Job -> Skip the pictures. Reproduce all other material exactly.
** start of Source data **
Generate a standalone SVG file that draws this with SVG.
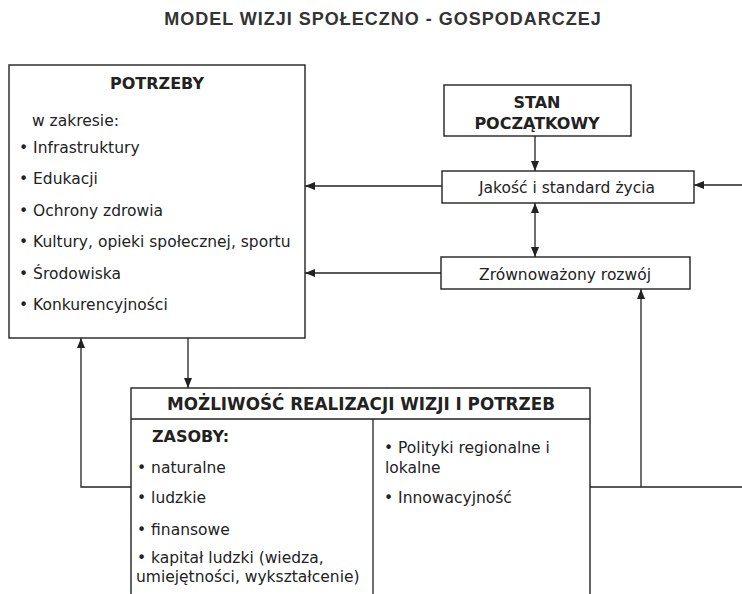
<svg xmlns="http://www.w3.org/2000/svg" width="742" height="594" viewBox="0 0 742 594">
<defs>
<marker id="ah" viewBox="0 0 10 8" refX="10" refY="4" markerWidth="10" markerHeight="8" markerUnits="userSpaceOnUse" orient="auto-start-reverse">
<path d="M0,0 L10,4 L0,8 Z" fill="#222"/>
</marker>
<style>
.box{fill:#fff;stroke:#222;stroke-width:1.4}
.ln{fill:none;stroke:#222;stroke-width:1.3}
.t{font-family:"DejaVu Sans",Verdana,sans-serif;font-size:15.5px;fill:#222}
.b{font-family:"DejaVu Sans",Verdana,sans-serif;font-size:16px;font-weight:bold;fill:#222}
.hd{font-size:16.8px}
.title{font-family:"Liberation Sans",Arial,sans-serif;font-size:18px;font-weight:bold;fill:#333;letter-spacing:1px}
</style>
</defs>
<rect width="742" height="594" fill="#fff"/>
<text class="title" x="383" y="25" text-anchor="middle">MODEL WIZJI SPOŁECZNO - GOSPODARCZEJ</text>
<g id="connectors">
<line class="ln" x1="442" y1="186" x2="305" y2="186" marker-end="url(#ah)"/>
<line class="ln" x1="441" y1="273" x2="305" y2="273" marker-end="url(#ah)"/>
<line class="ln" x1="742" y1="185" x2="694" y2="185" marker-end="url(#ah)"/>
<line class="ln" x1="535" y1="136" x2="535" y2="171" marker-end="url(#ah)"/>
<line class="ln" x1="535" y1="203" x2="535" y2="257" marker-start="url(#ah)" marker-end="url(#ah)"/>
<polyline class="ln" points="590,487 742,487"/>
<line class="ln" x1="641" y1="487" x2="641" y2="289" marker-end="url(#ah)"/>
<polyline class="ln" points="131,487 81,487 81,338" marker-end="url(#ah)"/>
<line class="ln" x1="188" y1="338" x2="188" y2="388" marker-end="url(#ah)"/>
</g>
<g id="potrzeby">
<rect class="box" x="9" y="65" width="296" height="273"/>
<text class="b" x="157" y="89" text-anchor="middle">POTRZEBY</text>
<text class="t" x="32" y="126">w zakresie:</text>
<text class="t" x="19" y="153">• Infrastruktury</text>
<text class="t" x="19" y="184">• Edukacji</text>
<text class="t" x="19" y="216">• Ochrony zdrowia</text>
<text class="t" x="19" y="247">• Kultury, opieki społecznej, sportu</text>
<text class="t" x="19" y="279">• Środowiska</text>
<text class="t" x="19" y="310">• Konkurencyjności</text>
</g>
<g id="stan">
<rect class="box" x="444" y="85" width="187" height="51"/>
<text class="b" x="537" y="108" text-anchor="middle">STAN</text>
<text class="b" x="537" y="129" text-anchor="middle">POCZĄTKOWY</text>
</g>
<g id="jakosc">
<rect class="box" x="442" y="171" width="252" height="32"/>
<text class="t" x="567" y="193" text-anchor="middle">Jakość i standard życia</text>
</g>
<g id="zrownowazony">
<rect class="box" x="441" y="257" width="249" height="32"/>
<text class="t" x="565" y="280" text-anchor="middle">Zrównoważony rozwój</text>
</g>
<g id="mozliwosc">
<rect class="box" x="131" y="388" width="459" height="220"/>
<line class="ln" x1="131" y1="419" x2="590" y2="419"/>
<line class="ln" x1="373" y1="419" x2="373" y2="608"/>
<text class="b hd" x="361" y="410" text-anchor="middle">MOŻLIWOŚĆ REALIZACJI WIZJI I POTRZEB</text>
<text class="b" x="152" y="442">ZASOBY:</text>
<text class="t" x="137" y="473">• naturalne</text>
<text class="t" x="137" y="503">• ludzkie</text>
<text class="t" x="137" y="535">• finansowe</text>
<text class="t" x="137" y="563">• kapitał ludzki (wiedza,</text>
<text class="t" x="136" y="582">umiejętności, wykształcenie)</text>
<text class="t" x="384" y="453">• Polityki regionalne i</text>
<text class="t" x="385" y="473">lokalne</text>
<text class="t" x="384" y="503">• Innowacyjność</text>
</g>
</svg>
** end of Source data **
Exercise response ->
Generate a standalone SVG file that draws this with SVG.
<svg xmlns="http://www.w3.org/2000/svg" width="742" height="594" viewBox="0 0 742 594">
<defs>
<marker id="ah" viewBox="0 0 10 8" refX="10" refY="4" markerWidth="10" markerHeight="8" markerUnits="userSpaceOnUse" orient="auto-start-reverse">
<path d="M0,0 L10,4 L0,8 Z" fill="#222"/>
</marker>
<style>
.box{fill:#fff;stroke:#222;stroke-width:1.4}
.ln{fill:none;stroke:#222;stroke-width:1.3}
.t{font-family:"DejaVu Sans",Verdana,sans-serif;font-size:15.5px;fill:#222}
.b{font-family:"DejaVu Sans",Verdana,sans-serif;font-size:16px;font-weight:bold;fill:#222}
.hd{font-size:16.8px}
.title{font-family:"Liberation Sans",Arial,sans-serif;font-size:18px;font-weight:bold;fill:#333;letter-spacing:1px}
</style>
</defs>
<rect width="742" height="594" fill="#fff"/>
<text class="title" x="383" y="25" text-anchor="middle">MODEL WIZJI SPOŁECZNO - GOSPODARCZEJ</text>
<g id="connectors">
<line class="ln" x1="442" y1="186" x2="305" y2="186" marker-end="url(#ah)"/>
<line class="ln" x1="441" y1="273" x2="305" y2="273" marker-end="url(#ah)"/>
<line class="ln" x1="742" y1="185" x2="694" y2="185" marker-end="url(#ah)"/>
<line class="ln" x1="535" y1="136" x2="535" y2="171" marker-end="url(#ah)"/>
<line class="ln" x1="535" y1="203" x2="535" y2="257" marker-start="url(#ah)" marker-end="url(#ah)"/>
<polyline class="ln" points="590,487 742,487"/>
<line class="ln" x1="641" y1="487" x2="641" y2="289" marker-end="url(#ah)"/>
<polyline class="ln" points="131,487 81,487 81,338" marker-end="url(#ah)"/>
<line class="ln" x1="188" y1="338" x2="188" y2="388" marker-end="url(#ah)"/>
</g>
<g id="potrzeby">
<rect class="box" x="9" y="65" width="296" height="273"/>
<text class="b" x="157" y="89" text-anchor="middle">POTRZEBY</text>
<text class="t" x="32" y="126">w zakresie:</text>
<text class="t" x="19" y="153">• Infrastruktury</text>
<text class="t" x="19" y="184">• Edukacji</text>
<text class="t" x="19" y="216">• Ochrony zdrowia</text>
<text class="t" x="19" y="247">• Kultury, opieki społecznej, sportu</text>
<text class="t" x="19" y="279">• Środowiska</text>
<text class="t" x="19" y="310">• Konkurencyjności</text>
</g>
<g id="stan">
<rect class="box" x="444" y="85" width="187" height="51"/>
<text class="b" x="537" y="108" text-anchor="middle">STAN</text>
<text class="b" x="537" y="129" text-anchor="middle">POCZĄTKOWY</text>
</g>
<g id="jakosc">
<rect class="box" x="442" y="171" width="252" height="32"/>
<text class="t" x="567" y="193" text-anchor="middle">Jakość i standard życia</text>
</g>
<g id="zrownowazony">
<rect class="box" x="441" y="257" width="249" height="32"/>
<text class="t" x="565" y="280" text-anchor="middle">Zrównoważony rozwój</text>
</g>
<g id="mozliwosc">
<rect class="box" x="131" y="388" width="459" height="220"/>
<line class="ln" x1="131" y1="419" x2="590" y2="419"/>
<line class="ln" x1="373" y1="419" x2="373" y2="608"/>
<text class="b hd" x="361" y="410" text-anchor="middle">MOŻLIWOŚĆ REALIZACJI WIZJI I POTRZEB</text>
<text class="b" x="152" y="442">ZASOBY:</text>
<text class="t" x="137" y="473">• naturalne</text>
<text class="t" x="137" y="503">• ludzkie</text>
<text class="t" x="137" y="535">• finansowe</text>
<text class="t" x="137" y="563">• kapitał ludzki (wiedza,</text>
<text class="t" x="136" y="582">umiejętności, wykształcenie)</text>
<text class="t" x="384" y="453">• Polityki regionalne i</text>
<text class="t" x="385" y="473">lokalne</text>
<text class="t" x="384" y="503">• Innowacyjność</text>
</g>
</svg>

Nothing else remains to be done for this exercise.